RSN: That one was among the “Other Greatest Games,” which are included near the end of the book. Are there any other difficult choices that either of you found especially interesting?
BN: I had this discussion with Cecilia about the 1920's. It was such a dismal decade for the Red Sox. Only once did they get a foot on the stairs out of the cellar. I thought we could underscore the point by simply stating, "There WERE no great games in the 1920s." Cecilia wanted to find at least one from each decade, so we dug deeper. It wasn't a game that really meant anything, but we uncovered one of those games that had you suffered with the Sox through the 20's, this was one game you really would have wanted to be at: September 5, 1927. Yankees vs. Red Sox, which still meant something despite the Red Sox being 140 games out of first place during the year Ruth hit 60 and the Bombers dominated everything. The game was 8-6 Red Sox after eight, but the Yankees tied it in the top of the ninth. It was into extra innings, and on and on. In the top of the 17th, the Yankees scored three times -- but Boston tied it back up! And won it in the bottom of the 18th inning. An isolated effort, to be sure, but we ranked it #42 on the list of the 50 Greatest Red Sox games.
RSN: Last one: What if the Red Sox had won the World Series again in 2005?
BN: That would have been a problem! Good question. As you guessed, our deadline came during the regular season in 2005. We would have appealed to the publisher to let us revise the manuscript, had anything happened that pushed a 2005 game onto the list. Unfortunately, there just wasn't that outstanding a Red Sox game in 2005. I'm hoping they put up a few more this year, and in the years to come.

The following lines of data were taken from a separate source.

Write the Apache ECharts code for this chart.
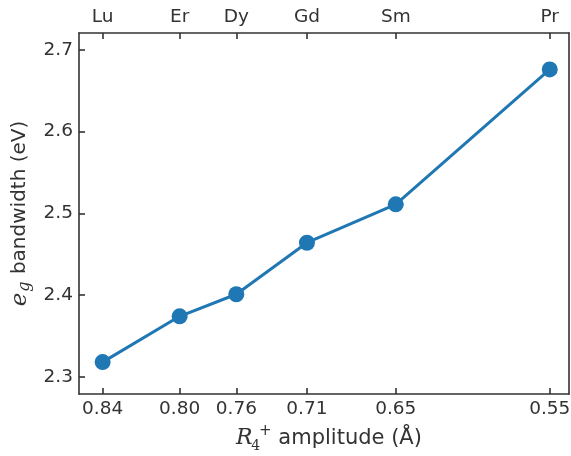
<!DOCTYPE html>
<html>
<head>
<meta charset="utf-8">
<script src="https://cdn.jsdelivr.net/npm/echarts@6/dist/echarts.min.js"></script>
<style>html,body{margin:0;padding:0;background:#fff}#c{width:571px;height:456px}</style>
</head>
<body>
<div id="c"></div>
<script>
const elements = ['Lu', 'Er', 'Dy', 'Gd', 'Sm', 'Pr'];
const amplitudeLabels = ['0.84', '0.80', '0.76', '0.71', '0.65', '0.55'];
const amplitude = [0.845, 0.7942, 0.7568, 0.7102, 0.6516, 0.55];
const bandwidth = [2.318, 2.374, 2.401, 2.464, 2.511, 2.676];
const yTicks = [2.3, 2.4, 2.5, 2.6, 2.7];

const FONT = 'DejaVu Sans';
const TXT = '#333333';
const AX = '#333333';
function idxOf(v) {
  for (let i = 0; i < amplitude.length; i++) if (Math.abs(amplitude[i] - v) < 1e-6) return i;
  return -1;
}
const xMin = 0.5373;
const xMax = 0.8606;
const axisLineStyle = { show: true, lineStyle: { color: AX, width: 1.6 } };

const chart = echarts.init(document.getElementById('c'), null, { renderer: 'canvas' });
chart.setOption({
  animation: false,
  grid: { left: 79, right: 2, top: 33, bottom: 62, containLabel: false, outerBoundsMode: 'none' },
  xAxis: [{
    type: 'value', position: 'bottom', inverse: true, min: xMin, max: xMax,
    axisLine: axisLineStyle,
    axisTick: { show: true, inside: true, length: 6, customValues: amplitude, lineStyle: { color: AX, width: 1.6 } },
    axisLabel: { customValues: amplitude, margin: 6, color: TXT, fontFamily: FONT, fontSize: 18.5,
      formatter: v => { const i = idxOf(v); return i >= 0 ? amplitudeLabels[i] : ''; } },
    splitLine: { show: false },
    name: '{i|R}{sub|4}{sup|+}{t| amplitude (Å)}',
    nameLocation: 'middle', nameGap: 27,
    nameTextStyle: {
      color: TXT, fontFamily: FONT, fontSize: 21, padding: [0, 0, 0, 10],
      rich: {
        i: { fontFamily: 'DejaVu Serif', fontStyle: 'italic', fontSize: 22, color: TXT },
        sub: { fontFamily: 'DejaVu Serif', fontSize: 14, color: TXT, verticalAlign: 'bottom', padding: [15, 0, 0, 3], width: 0 },
        sup: { fontFamily: 'DejaVu Sans', fontSize: 15, color: TXT, verticalAlign: 'top', padding: [0, 0, 8, 3], width: 13 },
        t: { fontFamily: FONT, fontSize: 21, color: TXT }
      }
    }
  }, {
    type: 'value', position: 'top', inverse: true, min: xMin, max: xMax,
    axisLine: axisLineStyle,
    axisTick: { show: true, inside: true, length: 6, customValues: amplitude, lineStyle: { color: AX, width: 1.6 } },
    axisLabel: { customValues: amplitude, margin: 6, color: TXT, fontFamily: FONT, fontSize: 18.5,
      formatter: v => { const i = idxOf(v); return i >= 0 ? elements[i] : ''; } },
    splitLine: { show: false }
  }],
  yAxis: [{
    type: 'value', position: 'left', min: 2.279, max: 2.7205,
    axisLine: axisLineStyle,
    axisTick: { show: true, inside: true, length: 6, customValues: yTicks, lineStyle: { color: AX, width: 1.6 } },
    axisLabel: { customValues: yTicks, margin: 6, color: TXT, fontFamily: FONT, fontSize: 18.5,
      formatter: v => v.toFixed(1) },
    splitLine: { show: false },
    name: '{i|e}{sub|g}{t| bandwidth (eV)}',
    nameLocation: 'middle', nameGap: 43, nameRotate: 90,
    nameTextStyle: {
      color: TXT, fontFamily: FONT, fontSize: 20,
      rich: {
        i: { fontFamily: 'DejaVu Serif', fontStyle: 'italic', fontSize: 23, color: TXT },
        sub: { fontFamily: 'DejaVu Serif', fontStyle: 'italic', fontSize: 16, color: TXT, verticalAlign: 'bottom', padding: [9, 1, 0, 1] },
        t: { fontFamily: FONT, fontSize: 20, color: TXT }
      }
    }
  }, {
    type: 'value', position: 'right', min: 2.279, max: 2.7205,
    axisLine: axisLineStyle, axisTick: { show: false }, axisLabel: { show: false }, splitLine: { show: false }
  }],
  series: [{
    type: 'line',
    data: amplitude.map((x, i) => [x, bandwidth[i]]),
    symbol: 'circle', symbolSize: 16,
    lineStyle: { color: '#1f77b4', width: 3 },
    itemStyle: { color: '#1f77b4' }
  }]
});
</script>
</body>
</html>
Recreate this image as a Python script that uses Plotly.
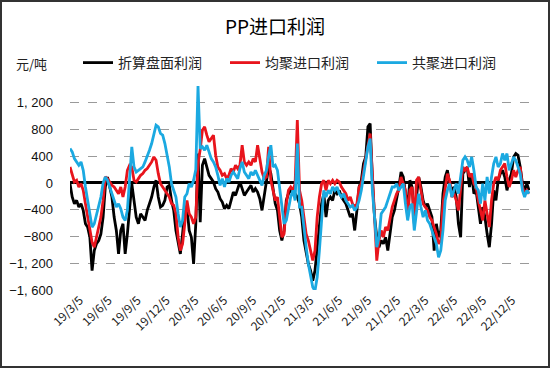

CT: A revised edition at this point would need either another World Series win, or something truly outstanding like... Tim Wakefield pitching a perfect game, against the Yankees, to Jason Varitek because Doug Mirabelli was unavailable, while one of their father's was getting a kidney transplant on the same day, which would of course be successful. Don't laugh--that's the kind of story that really happens in baseball and is why I love writing baseball history. It could happen!